Entretanto, e já na segunda metade de 2022, a Comissão (muito empurrada pela iniciativa e experiência do comissário do Mercado Interno, o francês Thierry Breton) foi-se confrontando com a necessidade de tomar uma posição perante uma lei de forte pendor protecionista (porque integrando uma componente assente no estímulo ao “conteúdo produtivo nacional”) aprovada nos Estados Unidos com vista a apoiar o relançamento económico do país no novo contexto inflacionista, o chamado IRA (Inflation Reduction Act) contando com um orçamento em torno dos 500 mil milhões de euros. Mas, como frequentemente acontece na União, rapidamente se passou de uma fase centrada numa indignação e proclamação de temores e num debate político em torno de novas plataformas de política industrial na Europa para o anúncio de iniciativas algo deslocadas face ao que estava em jogo (o Clean Tech Europe, por exemplo, numa obsessiva agitação do “verde”) ou de iniciativas meramente desejadas, quiçá poderosas mas dificilmente adotáveis pelo Conselho (recorde-se o “Fundo Europeu de Soberania” de que veio falar a Presidente van der Leyen no seu discurso anual e que agora foi recuperado para o argumentário de Meloni e de outros líderes).

 

Entretanto, há um caminho que foi sendo feito pelos grandes países (Alemanha e França, concretamente) num sentido de “já agora”, isto é, o de aproveitarem o temporário aligeiramento da aplicação dos normativos sobre ajudas de Estado (aliás em claro proveito daqueles dois países, que beneficiaram com 77% das ajudas de Estado excecionalmente aprovadas) para o transformarem agora em algo mais duradouro e nacionalmente apropriável (com vários parceiros comunitários a reagirem criticamente pelo detrimento dos seus interesses próprios e, muito especialmente, em nome da defesa do mercado único e de uma oposição à viciação da concorrência).

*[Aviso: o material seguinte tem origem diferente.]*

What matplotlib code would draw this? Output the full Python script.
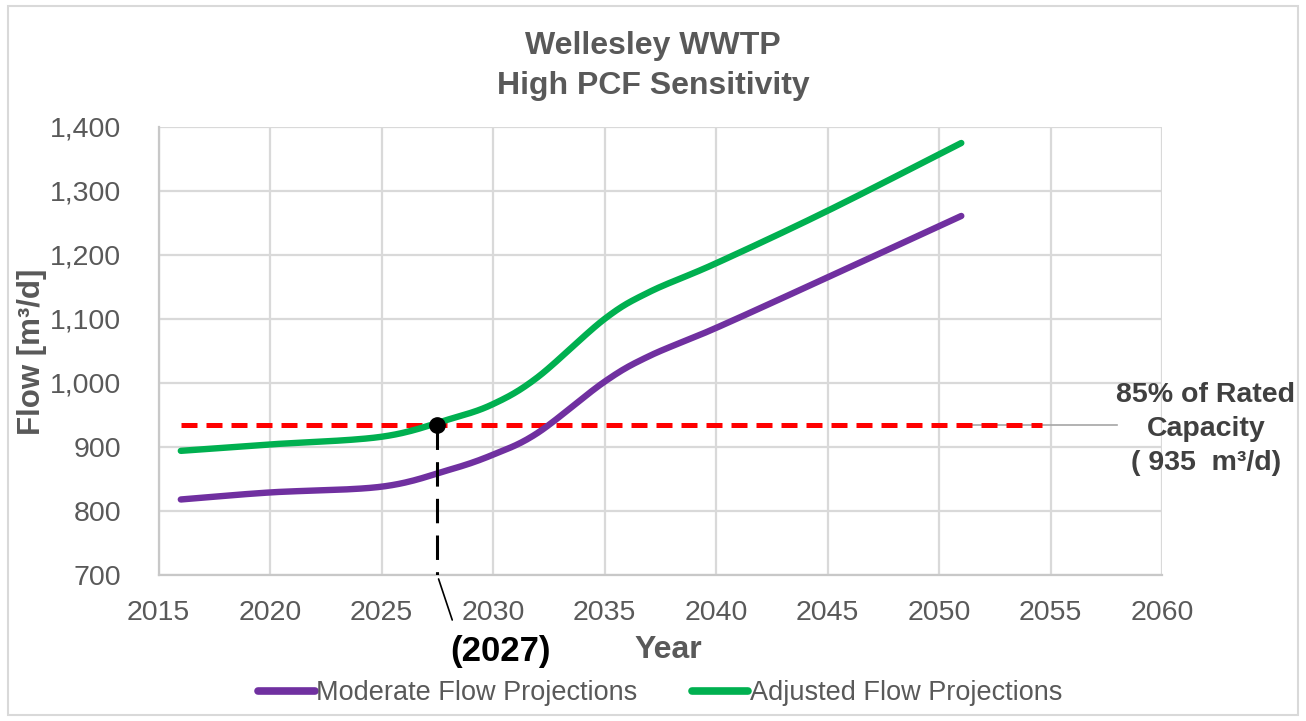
import numpy as np
import matplotlib
matplotlib.use('Agg')
import matplotlib.pyplot as plt
import matplotlib.ticker as ticker
from matplotlib import font_manager
from matplotlib.patches import Rectangle

# data
years = [2016, 2020, 2025, 2028, 2030, 2032, 2035, 2037, 2040, 2045, 2051]
moderate = [818, 829, 838, 864, 888, 922, 1002, 1042, 1086, 1165, 1261]
adjusted = [894, 904, 916, 943, 967, 1009, 1100, 1142, 1187, 1269, 1375]
capacity = 935
capacity_years = [2016, 2054.6]
cross_year = 2027.5
cross_label = '(2027)'

x_ticks = list(range(2015, 2061, 5))
y_ticks = list(range(700, 1401, 100))

PURPLE = '#7030A0'
GREEN = '#00B050'
GREY_TXT = '#595959'
GRID = '#D9D9D9'

names = {f.name for f in font_manager.fontManager.ttflist}
NARROW = 'Liberation Sans Narrow' if 'Liberation Sans Narrow' in names else 'Liberation Sans'
WIDE = 'Liberation Sans'


def smooth(x, y, n=24):
    # catmull-rom pass through the points, like Excel's smoothed line
    x = np.asarray(x, float)
    y = np.asarray(y, float)
    px = np.concatenate([[2 * x[0] - x[1]], x, [2 * x[-1] - x[-2]]])
    py = np.concatenate([[2 * y[0] - y[1]], y, [2 * y[-1] - y[-2]]])
    xs, ys = [], []
    t = np.linspace(0, 1, n, endpoint=False)
    for i in range(1, len(px) - 2):
        for p, out in ((px, xs), (py, ys)):
            p0, p1, p2, p3 = p[i - 1], p[i], p[i + 1], p[i + 2]
            out.extend(0.5 * (2 * p1 + (-p0 + p2) * t
                              + (2 * p0 - 5 * p1 + 4 * p2 - p3) * t ** 2
                              + (-p0 + 3 * p1 - 3 * p2 + p3) * t ** 3))
    xs.append(x[-1])
    ys.append(y[-1])
    return xs, ys


fig = plt.figure(figsize=(13.06, 7.21), dpi=100)
ax = fig.add_axes([158.5 / 1306, 1 - 575 / 721, (1162 - 158.5) / 1306, (575 - 127) / 721])

# outer chart border
fig.patches.append(Rectangle((8 / 1306, 6 / 721), 1 - 16 / 1306, 1 - 12 / 721,
                             transform=fig.transFigure, fill=False,
                             edgecolor=GRID, linewidth=1.5))

ax.set_xlim(2015, 2060)
ax.set_ylim(700, 1400)
ax.set_xticks(x_ticks)
ax.set_yticks(y_ticks)
ax.yaxis.set_major_formatter(ticker.FuncFormatter(lambda v, p: '{:,.0f}'.format(v)))
ax.grid(True, color=GRID, linewidth=1.6)
ax.set_axisbelow(True)
for side in ['top', 'right']:
    ax.spines[side].set_visible(False)
for side in ['left', 'bottom']:
    ax.spines[side].set_color('#C8C8C8')
    ax.spines[side].set_linewidth(1.6)
ax.tick_params(length=0, labelsize=20.5, labelcolor=GREY_TXT)
ax.tick_params(axis='y', pad=27)
ax.tick_params(axis='x', pad=18)
for lab in ax.get_xticklabels() + ax.get_yticklabels():
    lab.set_fontfamily(NARROW)

# capacity line with grey leader towards its label
ax.plot(capacity_years, [capacity, capacity], color='#FF0000', linewidth=3.6,
        dashes=(3.2, 1.8), zorder=3)
ax.plot([2051, 2058], [capacity, capacity], color='#A6A6A6', linewidth=1.2,
        clip_on=False, zorder=2)

sx, sy = smooth(years, moderate)
ax.plot(sx, sy, color=PURPLE, linewidth=4.6, solid_capstyle='round',
        label='Moderate Flow Projections', zorder=4)
sx, sy = smooth(years, adjusted)
ax.plot(sx, sy, color=GREEN, linewidth=4.6, solid_capstyle='round',
        label='Adjusted Flow Projections', zorder=4)

# crossing marker, drop line and year callout
ax.plot([cross_year, cross_year], [capacity, 700], color='black', linewidth=2.2,
        dashes=(8, 4), zorder=5)
ax.plot([cross_year], [capacity], 'o', color='black', markersize=11, zorder=6)
ax.annotate('', xy=(cross_year, 700), xytext=(15, -45), textcoords='offset pixels',
            arrowprops=dict(arrowstyle='-', color='black', lw=1.2,
                            shrinkA=0, shrinkB=3))
ax.annotate(cross_label, xy=(cross_year, 700), xytext=(63, -77),
            textcoords='offset pixels', ha='center', va='center',
            fontsize=25, fontweight='bold', color='black', family=WIDE)

fig.text(653 / 1306, 1 - 66 / 721, 'Wellesley WWTP\nHigh PCF Sensitivity',
         ha='center', va='center', fontsize=23, fontweight='bold',
         color=GREY_TXT, family=WIDE, linespacing=1.4)
fig.text(32 / 1306, 1 - 352 / 721, 'Flow [m³/d]', rotation=90,
         ha='center', va='center', fontsize=22.5, fontweight='bold',
         color=GREY_TXT, family=WIDE)
fig.text(668 / 1306, 1 - 650 / 721, 'Year', ha='center', va='center',
         fontsize=23, fontweight='bold', color=GREY_TXT, family=NARROW)
fig.text(1206 / 1306, 1 - 429 / 721, '85% of Rated\nCapacity\n( 935  m³/d)',
         ha='center', va='center', fontsize=20.5, fontweight='bold',
         color='#404040', family=NARROW, linespacing=1.42)

leg = fig.legend(loc='center', bbox_to_anchor=(660 / 1306, 1 - 693 / 721), ncol=2,
                 frameon=False, handlelength=2.1, handletextpad=0.05,
                 columnspacing=2.0, prop={'family': NARROW, 'size': 19.5},
                 labelcolor=GREY_TXT)
for line in leg.get_lines():
    line.set_linewidth(5.5)

fig.savefig('out.png', dpi=100)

Mas os dados estão lançados e, entre omissões por distração deliberada/forçada e mexilhões sem expressão real, já apenas sobram alguns potenciais resistentes de relativo peso (Itália, Espanha, Holanda) a um tal comboio já em acelerado movimento, tudo indicando a consumação de uma situação que Vestager e os seus serviços não conseguirão travar ― aqui está mais uma boa ocasião para António Costa explorar as suas tão reconhecidas capacidades negociais, mais não seja trazendo como resultado para a Pátria qualquer pequena compensação salvadora das aparências. A construção europeia tem toques irritantes de incorrigibilidade, mas fazer o quê quando a alternativa é pior ou até não existe?